Data provided:
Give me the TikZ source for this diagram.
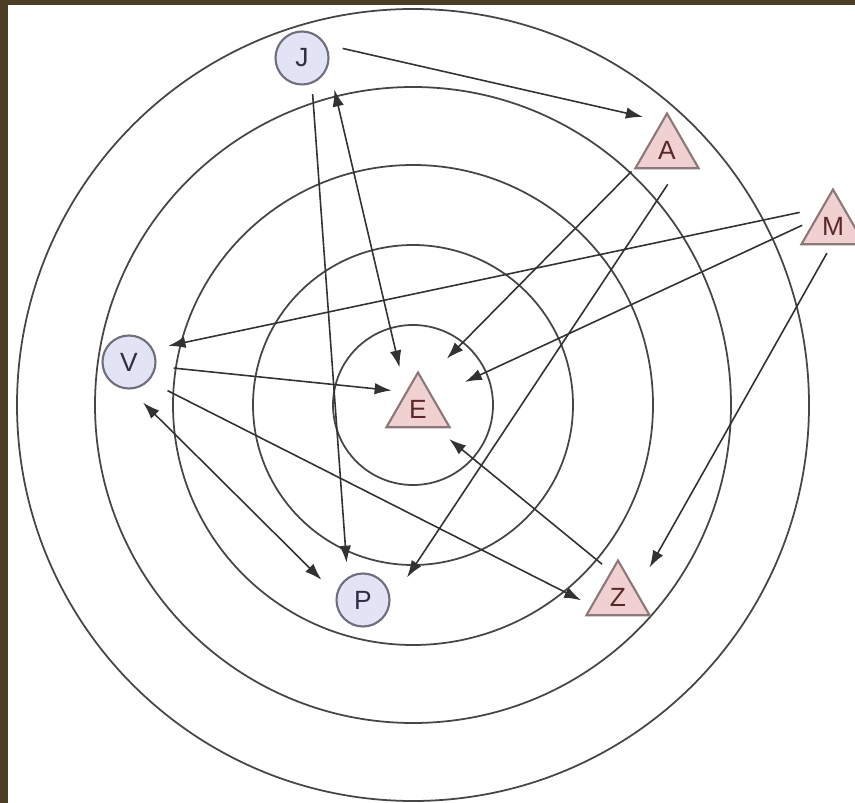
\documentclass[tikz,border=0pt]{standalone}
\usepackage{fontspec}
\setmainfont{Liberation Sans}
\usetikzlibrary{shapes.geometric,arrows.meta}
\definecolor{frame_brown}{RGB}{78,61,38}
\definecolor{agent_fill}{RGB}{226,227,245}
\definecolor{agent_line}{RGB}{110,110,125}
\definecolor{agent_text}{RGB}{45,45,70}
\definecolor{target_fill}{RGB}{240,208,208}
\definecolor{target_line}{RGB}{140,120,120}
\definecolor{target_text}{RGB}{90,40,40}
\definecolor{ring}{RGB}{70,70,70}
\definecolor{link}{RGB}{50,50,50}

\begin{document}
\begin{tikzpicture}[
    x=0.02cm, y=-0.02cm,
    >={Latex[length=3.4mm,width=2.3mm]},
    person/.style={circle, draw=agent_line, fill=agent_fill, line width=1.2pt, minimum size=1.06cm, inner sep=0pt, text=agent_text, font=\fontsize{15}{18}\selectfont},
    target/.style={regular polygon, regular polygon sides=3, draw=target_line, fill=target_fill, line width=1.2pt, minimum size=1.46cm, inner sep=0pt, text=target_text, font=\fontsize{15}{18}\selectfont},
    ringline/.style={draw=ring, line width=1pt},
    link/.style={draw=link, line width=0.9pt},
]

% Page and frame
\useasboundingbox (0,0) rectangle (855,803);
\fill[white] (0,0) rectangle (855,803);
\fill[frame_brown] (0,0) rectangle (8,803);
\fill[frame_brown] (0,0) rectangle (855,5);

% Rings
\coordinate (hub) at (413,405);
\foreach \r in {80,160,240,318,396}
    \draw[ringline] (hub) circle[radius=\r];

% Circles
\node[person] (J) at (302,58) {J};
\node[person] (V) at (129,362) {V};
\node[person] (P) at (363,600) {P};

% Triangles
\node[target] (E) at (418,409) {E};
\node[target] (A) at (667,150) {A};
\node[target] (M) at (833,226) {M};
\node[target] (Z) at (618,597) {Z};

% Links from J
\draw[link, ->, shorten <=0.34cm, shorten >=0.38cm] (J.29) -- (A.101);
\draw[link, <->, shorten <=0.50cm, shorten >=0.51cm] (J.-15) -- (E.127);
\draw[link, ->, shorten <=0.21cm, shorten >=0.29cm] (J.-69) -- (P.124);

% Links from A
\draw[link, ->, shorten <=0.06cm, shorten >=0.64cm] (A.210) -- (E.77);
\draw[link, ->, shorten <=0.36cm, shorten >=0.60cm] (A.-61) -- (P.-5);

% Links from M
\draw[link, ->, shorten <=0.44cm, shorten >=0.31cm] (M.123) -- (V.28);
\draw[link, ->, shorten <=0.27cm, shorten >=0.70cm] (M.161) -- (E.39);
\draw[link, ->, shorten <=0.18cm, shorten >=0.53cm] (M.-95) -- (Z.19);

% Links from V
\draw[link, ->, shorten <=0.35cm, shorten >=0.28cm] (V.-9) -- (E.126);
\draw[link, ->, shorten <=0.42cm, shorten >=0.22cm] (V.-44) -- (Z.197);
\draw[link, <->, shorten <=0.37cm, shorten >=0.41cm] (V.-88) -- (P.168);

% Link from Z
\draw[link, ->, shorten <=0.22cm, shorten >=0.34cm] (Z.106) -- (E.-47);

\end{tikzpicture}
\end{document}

Work instructions: Could the lines from the top of the material through the line with "(M.-95) -- (Z.19);" be repeated exactly, pictures left out?

The reply:
Give me the TikZ source for this diagram.
\documentclass[tikz,border=0pt]{standalone}
\usepackage{fontspec}
\setmainfont{Liberation Sans}
\usetikzlibrary{shapes.geometric,arrows.meta}
\definecolor{frame_brown}{RGB}{78,61,38}
\definecolor{agent_fill}{RGB}{226,227,245}
\definecolor{agent_line}{RGB}{110,110,125}
\definecolor{agent_text}{RGB}{45,45,70}
\definecolor{target_fill}{RGB}{240,208,208}
\definecolor{target_line}{RGB}{140,120,120}
\definecolor{target_text}{RGB}{90,40,40}
\definecolor{ring}{RGB}{70,70,70}
\definecolor{link}{RGB}{50,50,50}

\begin{document}
\begin{tikzpicture}[
    x=0.02cm, y=-0.02cm,
    >={Latex[length=3.4mm,width=2.3mm]},
    person/.style={circle, draw=agent_line, fill=agent_fill, line width=1.2pt, minimum size=1.06cm, inner sep=0pt, text=agent_text, font=\fontsize{15}{18}\selectfont},
    target/.style={regular polygon, regular polygon sides=3, draw=target_line, fill=target_fill, line width=1.2pt, minimum size=1.46cm, inner sep=0pt, text=target_text, font=\fontsize{15}{18}\selectfont},
    ringline/.style={draw=ring, line width=1pt},
    link/.style={draw=link, line width=0.9pt},
]

% Page and frame
\useasboundingbox (0,0) rectangle (855,803);
\fill[white] (0,0) rectangle (855,803);
\fill[frame_brown] (0,0) rectangle (8,803);
\fill[frame_brown] (0,0) rectangle (855,5);

% Rings
\coordinate (hub) at (413,405);
\foreach \r in {80,160,240,318,396}
    \draw[ringline] (hub) circle[radius=\r];

% Circles
\node[person] (J) at (302,58) {J};
\node[person] (V) at (129,362) {V};
\node[person] (P) at (363,600) {P};

% Triangles
\node[target] (E) at (418,409) {E};
\node[target] (A) at (667,150) {A};
\node[target] (M) at (833,226) {M};
\node[target] (Z) at (618,597) {Z};

% Links from J
\draw[link, ->, shorten <=0.34cm, shorten >=0.38cm] (J.29) -- (A.101);
\draw[link, <->, shorten <=0.50cm, shorten >=0.51cm] (J.-15) -- (E.127);
\draw[link, ->, shorten <=0.21cm, shorten >=0.29cm] (J.-69) -- (P.124);

% Links from A
\draw[link, ->, shorten <=0.06cm, shorten >=0.64cm] (A.210) -- (E.77);
\draw[link, ->, shorten <=0.36cm, shorten >=0.60cm] (A.-61) -- (P.-5);

% Links from M
\draw[link, ->, shorten <=0.44cm, shorten >=0.31cm] (M.123) -- (V.28);
\draw[link, ->, shorten <=0.27cm, shorten >=0.70cm] (M.161) -- (E.39);
\draw[link, ->, shorten <=0.18cm, shorten >=0.53cm] (M.-95) -- (Z.19);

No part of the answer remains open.